> [Objective] Your task is to copy the listing exactly, with the pictures left out.

## Begin Information shown

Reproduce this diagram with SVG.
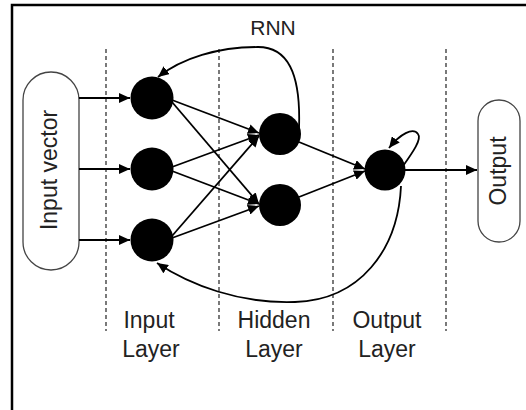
<svg xmlns="http://www.w3.org/2000/svg" width="526" height="410" viewBox="0 0 526 410">
<style>
.lbl{font-family:"Liberation Sans",Arial,sans-serif;font-size:23px;fill:#222;text-anchor:middle}
.edge{stroke:#000;stroke-width:1.8;fill:none}
.dash{stroke:#333;stroke-width:1.3;stroke-dasharray:4 3;fill:none}
.node{fill:#000}
.box{fill:#fff;stroke:#444;stroke-width:1.3}
</style>
<defs>
<marker id="ah" markerUnits="userSpaceOnUse" markerWidth="12" markerHeight="10" refX="11" refY="5" orient="auto">
<path d="M0,0 L11,5 L0,10 z" fill="#000"/>
</marker>
</defs>
<rect width="526" height="410" fill="#fff"/>
<path d="M12 410 V5 H526" fill="none" stroke="#000" stroke-width="2.5"/>
<g id="dividers">
<line class="dash" x1="106" y1="49" x2="106" y2="331"/>
<line class="dash" x1="219" y1="49" x2="219" y2="331"/>
<line class="dash" x1="333" y1="49" x2="333" y2="331"/>
<line class="dash" x1="446" y1="49" x2="446" y2="331"/>
</g>
<g id="input-vector">
<rect class="box" x="23" y="72" width="56" height="198" rx="28"/>
<text class="lbl" transform="translate(57,170) rotate(-90)">Input vector</text>
</g>
<g id="output-box">
<rect class="box" x="478" y="100" width="42" height="142" rx="21"/>
<text class="lbl" transform="translate(506,171) rotate(-90)">Output</text>
</g>
<g id="in1"><circle class="node" cx="152" cy="98" r="21.5"/></g>
<g id="in2"><circle class="node" cx="152" cy="169" r="21.5"/></g>
<g id="in3"><circle class="node" cx="152" cy="240" r="21.5"/></g>
<g id="hid1"><circle class="node" cx="280" cy="134" r="21"/></g>
<g id="hid2"><circle class="node" cx="280" cy="205" r="21"/></g>
<g id="out"><circle class="node" cx="385" cy="170" r="20.5"/></g>
<g id="rnn-label"><text class="lbl" x="273" y="35" style="font-size:21px">RNN</text></g>
<g id="layer-labels">
<text class="lbl" x="149" y="328">Input</text>
<text class="lbl" x="151" y="357">Layer</text>
<text class="lbl" x="274" y="328">Hidden</text>
<text class="lbl" x="274" y="357">Layer</text>
<text class="lbl" x="387" y="328">Output</text>
<text class="lbl" x="387" y="357">Layer</text>
</g>
<g id="connectors">
<line class="edge" x1="79" y1="98" x2="130" y2="98" marker-end="url(#ah)"/>
<line class="edge" x1="79" y1="169" x2="130" y2="169" marker-end="url(#ah)"/>
<line class="edge" x1="79" y1="240" x2="130" y2="240" marker-end="url(#ah)"/>
<line class="edge" x1="172" y1="100" x2="259" y2="133" marker-end="url(#ah)"/>
<line class="edge" x1="172" y1="102" x2="259" y2="204" marker-end="url(#ah)"/>
<line class="edge" x1="172" y1="167" x2="259" y2="135" marker-end="url(#ah)"/>
<line class="edge" x1="172" y1="171" x2="259" y2="204" marker-end="url(#ah)"/>
<line class="edge" x1="172" y1="236" x2="259" y2="136" marker-end="url(#ah)"/>
<line class="edge" x1="172" y1="238" x2="259" y2="206" marker-end="url(#ah)"/>
<line class="edge" x1="299" y1="142" x2="365" y2="169" marker-end="url(#ah)"/>
<line class="edge" x1="299" y1="197" x2="365" y2="171" marker-end="url(#ah)"/>
<line class="edge" x1="405" y1="170" x2="477" y2="170" marker-end="url(#ah)"/>
<path class="edge" d="M299 128 C301 72 287 47 258 47 C218 47 182 58 158 77" marker-end="url(#ah)"/>
<path class="edge" d="M403 166 C413 152 422 139 418 134 C413 127 400 134 389 148" marker-end="url(#ah)"/>
<path class="edge" d="M401 186 C398 250 360 300 295 302 C240 304 190 285 157 263" marker-end="url(#ah)"/>
</g>
</svg>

## End Information shown

> [Answer to this exercise]
Reproduce this diagram with SVG.
<svg xmlns="http://www.w3.org/2000/svg" width="526" height="410" viewBox="0 0 526 410">
<style>
.lbl{font-family:"Liberation Sans",Arial,sans-serif;font-size:23px;fill:#222;text-anchor:middle}
.edge{stroke:#000;stroke-width:1.8;fill:none}
.dash{stroke:#333;stroke-width:1.3;stroke-dasharray:4 3;fill:none}
.node{fill:#000}
.box{fill:#fff;stroke:#444;stroke-width:1.3}
</style>
<defs>
<marker id="ah" markerUnits="userSpaceOnUse" markerWidth="12" markerHeight="10" refX="11" refY="5" orient="auto">
<path d="M0,0 L11,5 L0,10 z" fill="#000"/>
</marker>
</defs>
<rect width="526" height="410" fill="#fff"/>
<path d="M12 410 V5 H526" fill="none" stroke="#000" stroke-width="2.5"/>
<g id="dividers">
<line class="dash" x1="106" y1="49" x2="106" y2="331"/>
<line class="dash" x1="219" y1="49" x2="219" y2="331"/>
<line class="dash" x1="333" y1="49" x2="333" y2="331"/>
<line class="dash" x1="446" y1="49" x2="446" y2="331"/>
</g>
<g id="input-vector">
<rect class="box" x="23" y="72" width="56" height="198" rx="28"/>
<text class="lbl" transform="translate(57,170) rotate(-90)">Input vector</text>
</g>
<g id="output-box">
<rect class="box" x="478" y="100" width="42" height="142" rx="21"/>
<text class="lbl" transform="translate(506,171) rotate(-90)">Output</text>
</g>
<g id="in1"><circle class="node" cx="152" cy="98" r="21.5"/></g>
<g id="in2"><circle class="node" cx="152" cy="169" r="21.5"/></g>
<g id="in3"><circle class="node" cx="152" cy="240" r="21.5"/></g>
<g id="hid1"><circle class="node" cx="280" cy="134" r="21"/></g>
<g id="hid2"><circle class="node" cx="280" cy="205" r="21"/></g>
<g id="out"><circle class="node" cx="385" cy="170" r="20.5"/></g>
<g id="rnn-label"><text class="lbl" x="273" y="35" style="font-size:21px">RNN</text></g>
<g id="layer-labels">
<text class="lbl" x="149" y="328">Input</text>
<text class="lbl" x="151" y="357">Layer</text>
<text class="lbl" x="274" y="328">Hidden</text>
<text class="lbl" x="274" y="357">Layer</text>
<text class="lbl" x="387" y="328">Output</text>
<text class="lbl" x="387" y="357">Layer</text>
</g>
<g id="connectors">
<line class="edge" x1="79" y1="98" x2="130" y2="98" marker-end="url(#ah)"/>
<line class="edge" x1="79" y1="169" x2="130" y2="169" marker-end="url(#ah)"/>
<line class="edge" x1="79" y1="240" x2="130" y2="240" marker-end="url(#ah)"/>
<line class="edge" x1="172" y1="100" x2="259" y2="133" marker-end="url(#ah)"/>
<line class="edge" x1="172" y1="102" x2="259" y2="204" marker-end="url(#ah)"/>
<line class="edge" x1="172" y1="167" x2="259" y2="135" marker-end="url(#ah)"/>
<line class="edge" x1="172" y1="171" x2="259" y2="204" marker-end="url(#ah)"/>
<line class="edge" x1="172" y1="236" x2="259" y2="136" marker-end="url(#ah)"/>
<line class="edge" x1="172" y1="238" x2="259" y2="206" marker-end="url(#ah)"/>
<line class="edge" x1="299" y1="142" x2="365" y2="169" marker-end="url(#ah)"/>
<line class="edge" x1="299" y1="197" x2="365" y2="171" marker-end="url(#ah)"/>
<line class="edge" x1="405" y1="170" x2="477" y2="170" marker-end="url(#ah)"/>
<path class="edge" d="M299 128 C301 72 287 47 258 47 C218 47 182 58 158 77" marker-end="url(#ah)"/>
<path class="edge" d="M403 166 C413 152 422 139 418 134 C413 127 400 134 389 148" marker-end="url(#ah)"/>
<path class="edge" d="M401 186 C398 250 360 300 295 302 C240 304 190 285 157 263" marker-end="url(#ah)"/>
</g>
</svg>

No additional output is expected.